詩集『Ambarvalia』(あんばるばりあ)に収められた「ギリシア的抒情詩」も読んでみましょう。

「コリコスの歌」「天気」「カプリの牧人」「雨」「菫」「太陽」「手」「眼」「皿」「栗の葉」「ガラス杯」「カリマコスの頭とVoyage Pittoresque」から成り立っています。
ここでは「天気」と「雨」を選びました。

「文学国語」の高校教科書にも所収されています。

ギリシャ的抒情詩

天気

(覆された宝石)のやうな朝
何人か戸口にて誰かとささやく
それは神の生誕の日

南風は柔い女神をもたらした。
青銅をぬらした、噴水をぬらした、
ツバメの羽と黄金の毛をぬらした、
潮をぬらし、砂をぬらし、魚をぬらした。
静かに寺院と風呂場と劇場をぬらした、
この静かな柔い女神の行列が
私の舌をぬらした

「旅人かへらず」の表現を何度も読み、その後で「ギリシア的抒情詩」を読み込むと「ぬらした」という言葉の繰り返しが、何を言いたかったのかが、大変気になります。

詩の余韻

広がりが最後に「舌」をぬらすという表現までもつれこむのが大変にユニークです。

「雨」がそれぞれの「存在」を新しくし、輝きを増すという事実を表現した詩だと理解することもできます。

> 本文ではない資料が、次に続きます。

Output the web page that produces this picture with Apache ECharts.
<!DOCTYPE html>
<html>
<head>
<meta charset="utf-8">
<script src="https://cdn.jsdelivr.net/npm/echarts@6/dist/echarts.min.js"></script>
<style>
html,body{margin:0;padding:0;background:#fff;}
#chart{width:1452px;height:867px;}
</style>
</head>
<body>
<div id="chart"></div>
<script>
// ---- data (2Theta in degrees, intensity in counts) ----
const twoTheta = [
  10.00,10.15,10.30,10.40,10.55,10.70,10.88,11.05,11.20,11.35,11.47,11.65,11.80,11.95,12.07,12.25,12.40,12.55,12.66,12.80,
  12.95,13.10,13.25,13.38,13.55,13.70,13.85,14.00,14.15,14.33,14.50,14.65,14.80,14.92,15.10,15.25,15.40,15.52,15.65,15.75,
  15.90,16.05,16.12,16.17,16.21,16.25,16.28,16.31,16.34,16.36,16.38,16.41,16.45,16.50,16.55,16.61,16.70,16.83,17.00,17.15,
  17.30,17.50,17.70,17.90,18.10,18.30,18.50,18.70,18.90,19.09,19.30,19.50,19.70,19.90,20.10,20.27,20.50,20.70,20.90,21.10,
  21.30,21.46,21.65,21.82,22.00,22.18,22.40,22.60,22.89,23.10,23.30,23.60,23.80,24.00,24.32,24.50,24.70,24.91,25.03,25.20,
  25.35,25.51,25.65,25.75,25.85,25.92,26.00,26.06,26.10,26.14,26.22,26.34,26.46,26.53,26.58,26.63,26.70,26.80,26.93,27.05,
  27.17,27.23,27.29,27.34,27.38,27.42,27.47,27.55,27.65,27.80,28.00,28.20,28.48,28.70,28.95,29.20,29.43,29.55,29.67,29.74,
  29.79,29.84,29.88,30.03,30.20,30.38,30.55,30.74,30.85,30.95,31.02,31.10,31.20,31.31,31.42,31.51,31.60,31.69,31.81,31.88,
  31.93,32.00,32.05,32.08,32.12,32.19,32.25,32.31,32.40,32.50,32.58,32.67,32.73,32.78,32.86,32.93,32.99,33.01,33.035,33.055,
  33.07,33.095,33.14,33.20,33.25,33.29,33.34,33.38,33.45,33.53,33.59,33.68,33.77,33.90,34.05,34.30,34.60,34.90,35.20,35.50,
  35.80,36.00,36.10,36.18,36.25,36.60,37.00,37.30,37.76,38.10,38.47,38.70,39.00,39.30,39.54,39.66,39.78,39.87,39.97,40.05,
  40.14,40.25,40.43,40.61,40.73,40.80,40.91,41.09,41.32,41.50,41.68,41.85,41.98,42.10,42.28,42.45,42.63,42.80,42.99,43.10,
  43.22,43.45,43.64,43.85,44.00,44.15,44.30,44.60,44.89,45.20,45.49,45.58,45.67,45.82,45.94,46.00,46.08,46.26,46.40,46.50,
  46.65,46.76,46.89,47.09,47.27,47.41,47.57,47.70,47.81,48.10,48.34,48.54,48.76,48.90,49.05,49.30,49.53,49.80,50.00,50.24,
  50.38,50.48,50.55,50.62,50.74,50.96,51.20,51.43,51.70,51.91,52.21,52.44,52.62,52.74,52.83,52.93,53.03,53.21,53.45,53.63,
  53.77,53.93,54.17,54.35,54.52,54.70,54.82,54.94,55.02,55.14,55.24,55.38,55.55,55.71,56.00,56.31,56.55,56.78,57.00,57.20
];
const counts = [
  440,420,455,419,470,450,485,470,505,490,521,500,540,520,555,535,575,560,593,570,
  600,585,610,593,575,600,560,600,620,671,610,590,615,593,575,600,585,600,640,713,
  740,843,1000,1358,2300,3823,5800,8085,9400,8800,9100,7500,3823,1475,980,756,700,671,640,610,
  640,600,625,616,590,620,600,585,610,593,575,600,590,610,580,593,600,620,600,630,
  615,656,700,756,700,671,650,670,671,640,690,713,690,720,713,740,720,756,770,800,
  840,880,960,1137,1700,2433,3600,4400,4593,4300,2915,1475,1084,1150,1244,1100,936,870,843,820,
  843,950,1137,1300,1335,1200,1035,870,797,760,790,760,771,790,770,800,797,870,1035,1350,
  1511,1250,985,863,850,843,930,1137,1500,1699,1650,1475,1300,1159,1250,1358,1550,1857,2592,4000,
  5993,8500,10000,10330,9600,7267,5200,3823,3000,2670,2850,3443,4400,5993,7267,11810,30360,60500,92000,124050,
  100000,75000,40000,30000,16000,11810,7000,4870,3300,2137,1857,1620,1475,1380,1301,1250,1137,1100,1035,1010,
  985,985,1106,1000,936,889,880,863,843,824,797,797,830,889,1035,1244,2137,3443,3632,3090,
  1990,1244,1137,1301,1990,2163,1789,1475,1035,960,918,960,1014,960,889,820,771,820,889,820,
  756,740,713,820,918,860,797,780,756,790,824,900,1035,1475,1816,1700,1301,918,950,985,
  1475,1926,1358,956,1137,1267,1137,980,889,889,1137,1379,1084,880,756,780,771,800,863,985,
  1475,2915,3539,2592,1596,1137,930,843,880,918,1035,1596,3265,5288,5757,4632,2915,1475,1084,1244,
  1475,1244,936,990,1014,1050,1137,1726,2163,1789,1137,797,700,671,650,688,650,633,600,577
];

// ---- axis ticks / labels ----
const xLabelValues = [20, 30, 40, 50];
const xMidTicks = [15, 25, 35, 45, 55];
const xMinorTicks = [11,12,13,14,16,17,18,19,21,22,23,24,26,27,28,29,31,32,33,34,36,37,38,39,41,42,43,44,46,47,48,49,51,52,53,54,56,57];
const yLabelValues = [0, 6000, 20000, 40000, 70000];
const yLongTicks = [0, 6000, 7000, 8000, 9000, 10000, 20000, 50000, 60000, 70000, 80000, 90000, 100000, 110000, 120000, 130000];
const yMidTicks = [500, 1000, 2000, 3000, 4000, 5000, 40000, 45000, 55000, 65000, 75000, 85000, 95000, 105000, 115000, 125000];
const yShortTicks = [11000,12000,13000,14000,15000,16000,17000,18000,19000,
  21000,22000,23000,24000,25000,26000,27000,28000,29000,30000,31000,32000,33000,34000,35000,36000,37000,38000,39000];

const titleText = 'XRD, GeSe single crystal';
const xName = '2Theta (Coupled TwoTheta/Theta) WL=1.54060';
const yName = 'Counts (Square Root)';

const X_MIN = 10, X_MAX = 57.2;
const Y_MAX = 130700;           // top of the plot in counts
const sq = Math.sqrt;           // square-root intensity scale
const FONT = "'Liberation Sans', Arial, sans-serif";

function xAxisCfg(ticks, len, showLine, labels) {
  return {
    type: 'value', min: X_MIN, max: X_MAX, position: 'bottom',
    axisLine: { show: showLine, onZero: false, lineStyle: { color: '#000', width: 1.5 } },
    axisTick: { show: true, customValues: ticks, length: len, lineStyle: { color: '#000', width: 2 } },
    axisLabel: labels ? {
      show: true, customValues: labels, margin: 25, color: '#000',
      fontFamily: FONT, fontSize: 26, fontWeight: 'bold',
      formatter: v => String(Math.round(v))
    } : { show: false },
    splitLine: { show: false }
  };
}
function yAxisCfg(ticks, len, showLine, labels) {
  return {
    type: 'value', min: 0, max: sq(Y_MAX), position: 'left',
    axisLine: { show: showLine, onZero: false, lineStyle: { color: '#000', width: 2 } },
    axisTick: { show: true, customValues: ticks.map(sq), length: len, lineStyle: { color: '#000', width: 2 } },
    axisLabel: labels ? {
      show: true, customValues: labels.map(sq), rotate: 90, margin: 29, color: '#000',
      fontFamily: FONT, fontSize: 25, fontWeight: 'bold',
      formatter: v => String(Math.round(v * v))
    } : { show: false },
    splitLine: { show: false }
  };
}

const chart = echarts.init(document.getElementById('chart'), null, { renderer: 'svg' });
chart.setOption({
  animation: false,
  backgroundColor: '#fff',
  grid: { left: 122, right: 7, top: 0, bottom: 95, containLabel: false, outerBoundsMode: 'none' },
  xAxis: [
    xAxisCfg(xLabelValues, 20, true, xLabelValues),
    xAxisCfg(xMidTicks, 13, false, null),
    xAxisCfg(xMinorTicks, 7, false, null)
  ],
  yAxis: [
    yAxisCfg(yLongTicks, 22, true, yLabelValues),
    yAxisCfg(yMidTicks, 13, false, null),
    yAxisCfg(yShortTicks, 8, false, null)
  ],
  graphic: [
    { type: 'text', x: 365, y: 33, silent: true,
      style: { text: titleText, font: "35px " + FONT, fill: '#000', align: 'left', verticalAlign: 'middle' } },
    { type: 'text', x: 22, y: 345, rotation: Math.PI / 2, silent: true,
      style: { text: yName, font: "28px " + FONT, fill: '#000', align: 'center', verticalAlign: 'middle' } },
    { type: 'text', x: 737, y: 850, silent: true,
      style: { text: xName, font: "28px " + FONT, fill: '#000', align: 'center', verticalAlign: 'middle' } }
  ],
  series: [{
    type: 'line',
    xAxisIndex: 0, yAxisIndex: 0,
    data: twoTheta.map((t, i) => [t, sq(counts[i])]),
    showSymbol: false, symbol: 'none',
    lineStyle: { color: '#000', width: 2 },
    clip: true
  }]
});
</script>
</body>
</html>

ある評論家によれば、「旅人かへらず」の非常に湿った表現が、ギリシャ的抒情詩では俄かに乾いてしまったかのようです。

ギリシャの持つドライな風土が雨に濡れるたびに、新鮮な風景に変化していくさまは、不思議な味わいをもっています。

情景の1つ1つが濡れるたびに表情を新しくし、過去の汚れを流していきます。

ギリシャ的な風土を連想すると、雨そのものも神の恩寵に似た自然現象だということがよくわかるはずです。

この機会にぜひ、西脇順三郎の詩を味わってみてください。

不思議な余韻にひたれると思います。

今回も最後までお付き合いいただき、ありがとうございました。